***** DATA IN THIS EXERCISE

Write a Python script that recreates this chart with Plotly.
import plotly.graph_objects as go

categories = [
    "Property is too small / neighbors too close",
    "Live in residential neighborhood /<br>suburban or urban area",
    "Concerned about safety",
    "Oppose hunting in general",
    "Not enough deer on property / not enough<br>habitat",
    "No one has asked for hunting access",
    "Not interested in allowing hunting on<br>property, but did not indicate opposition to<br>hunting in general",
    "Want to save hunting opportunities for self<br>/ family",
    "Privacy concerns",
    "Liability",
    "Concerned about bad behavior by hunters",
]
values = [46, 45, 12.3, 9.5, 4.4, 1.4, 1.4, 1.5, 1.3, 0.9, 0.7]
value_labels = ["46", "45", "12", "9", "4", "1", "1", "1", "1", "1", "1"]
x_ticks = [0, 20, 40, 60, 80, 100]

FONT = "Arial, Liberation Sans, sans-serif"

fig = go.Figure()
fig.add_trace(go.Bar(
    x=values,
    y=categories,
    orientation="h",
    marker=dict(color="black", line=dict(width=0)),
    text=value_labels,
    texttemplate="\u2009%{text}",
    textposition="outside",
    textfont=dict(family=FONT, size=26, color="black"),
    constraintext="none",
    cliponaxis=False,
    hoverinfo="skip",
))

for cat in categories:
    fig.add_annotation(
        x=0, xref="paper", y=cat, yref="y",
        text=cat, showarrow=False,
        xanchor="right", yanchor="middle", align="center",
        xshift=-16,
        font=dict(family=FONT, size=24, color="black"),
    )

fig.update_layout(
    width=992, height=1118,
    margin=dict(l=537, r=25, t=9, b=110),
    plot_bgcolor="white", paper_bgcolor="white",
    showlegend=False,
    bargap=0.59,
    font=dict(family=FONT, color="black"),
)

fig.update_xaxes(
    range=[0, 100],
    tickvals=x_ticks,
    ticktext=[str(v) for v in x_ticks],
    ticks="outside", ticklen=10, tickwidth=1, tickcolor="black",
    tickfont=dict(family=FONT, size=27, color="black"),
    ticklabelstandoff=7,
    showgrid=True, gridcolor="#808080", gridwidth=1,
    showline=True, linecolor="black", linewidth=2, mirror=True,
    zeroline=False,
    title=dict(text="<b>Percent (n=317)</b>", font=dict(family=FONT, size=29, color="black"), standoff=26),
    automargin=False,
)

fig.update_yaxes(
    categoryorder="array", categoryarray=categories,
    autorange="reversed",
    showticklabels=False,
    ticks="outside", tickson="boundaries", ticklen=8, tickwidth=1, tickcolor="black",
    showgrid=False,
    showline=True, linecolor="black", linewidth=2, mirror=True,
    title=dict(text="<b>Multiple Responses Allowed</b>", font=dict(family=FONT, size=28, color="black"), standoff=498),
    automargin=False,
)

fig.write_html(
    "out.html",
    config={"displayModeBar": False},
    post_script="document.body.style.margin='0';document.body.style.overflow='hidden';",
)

**********
***** DATA IN THIS EXERCISE

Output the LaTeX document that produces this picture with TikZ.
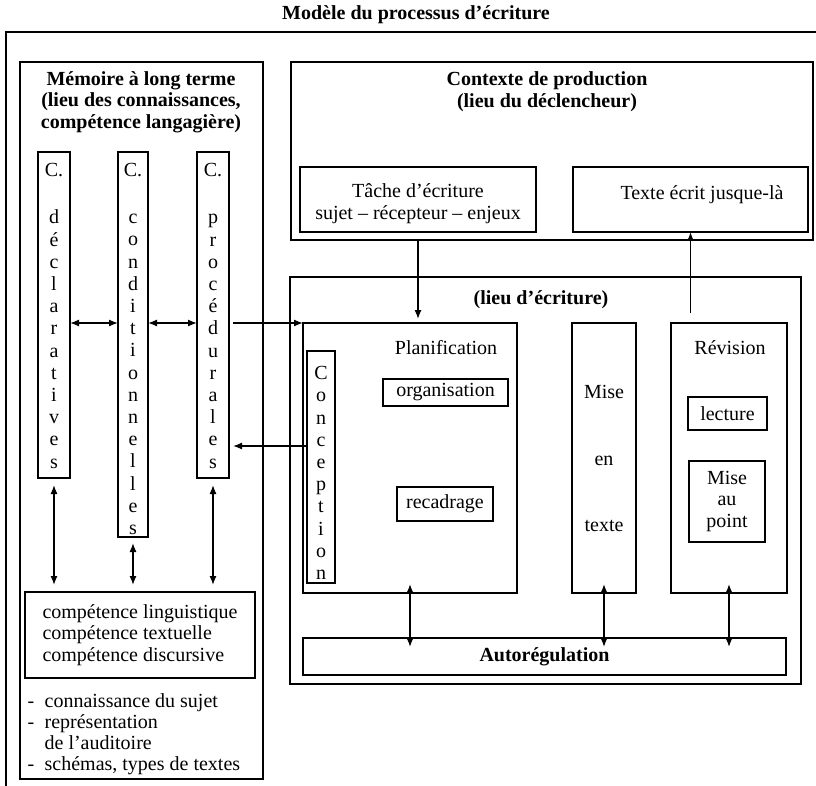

**********
***** DATA IN THIS EXERCISE

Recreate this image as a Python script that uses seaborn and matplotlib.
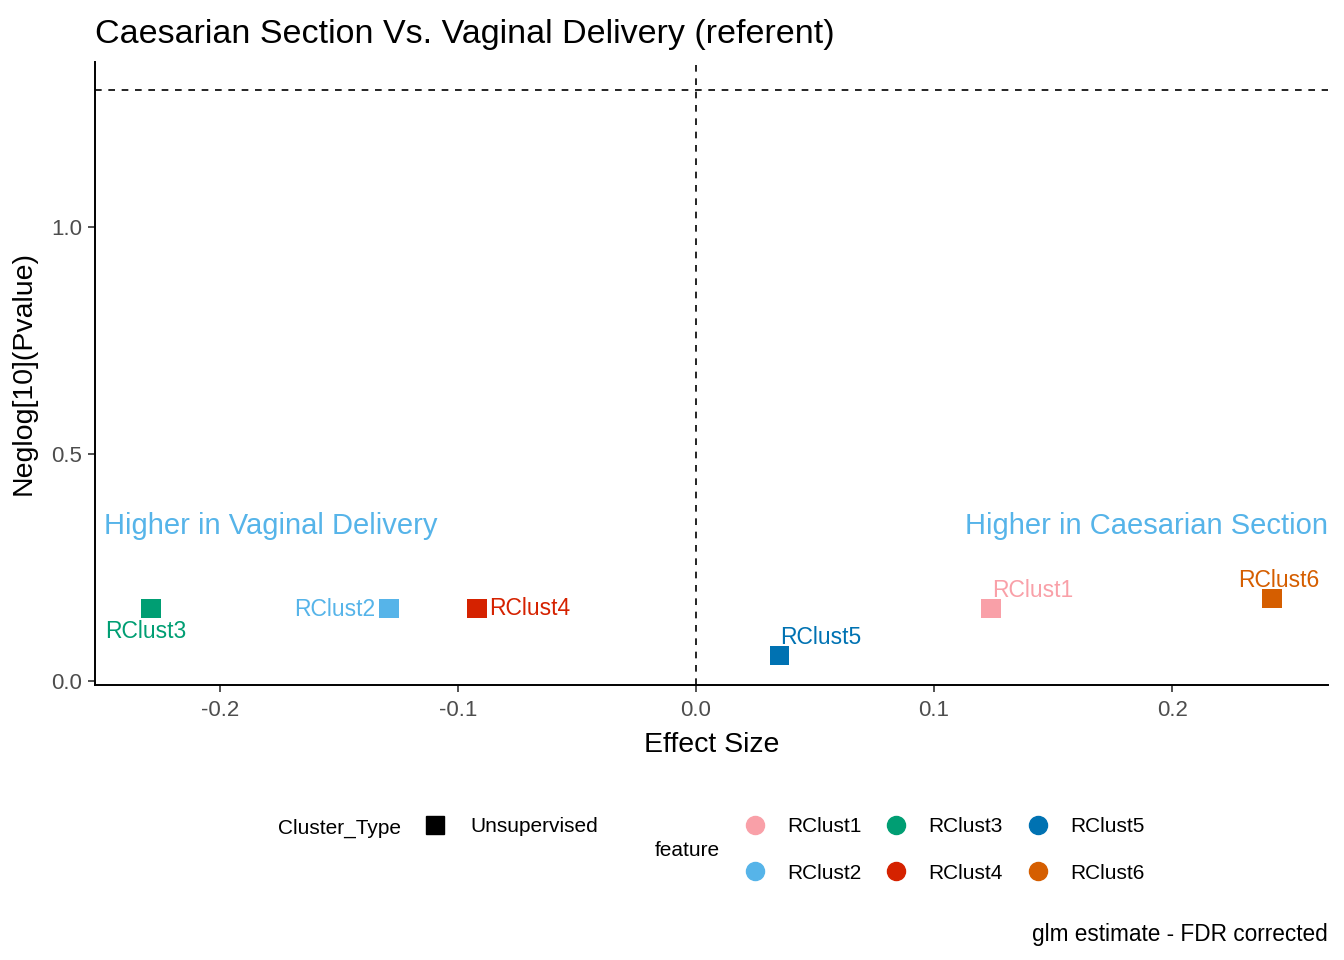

**********

### [REQUIRED WORK]
Reproduce exactly the lines from the line with "Write a Python" through the line with "import plotly.graph_objects as go", both end lines included, and only those lines.

### [RESULT BELOW]
Write a Python script that recreates this chart with Plotly.
import plotly.graph_objects as go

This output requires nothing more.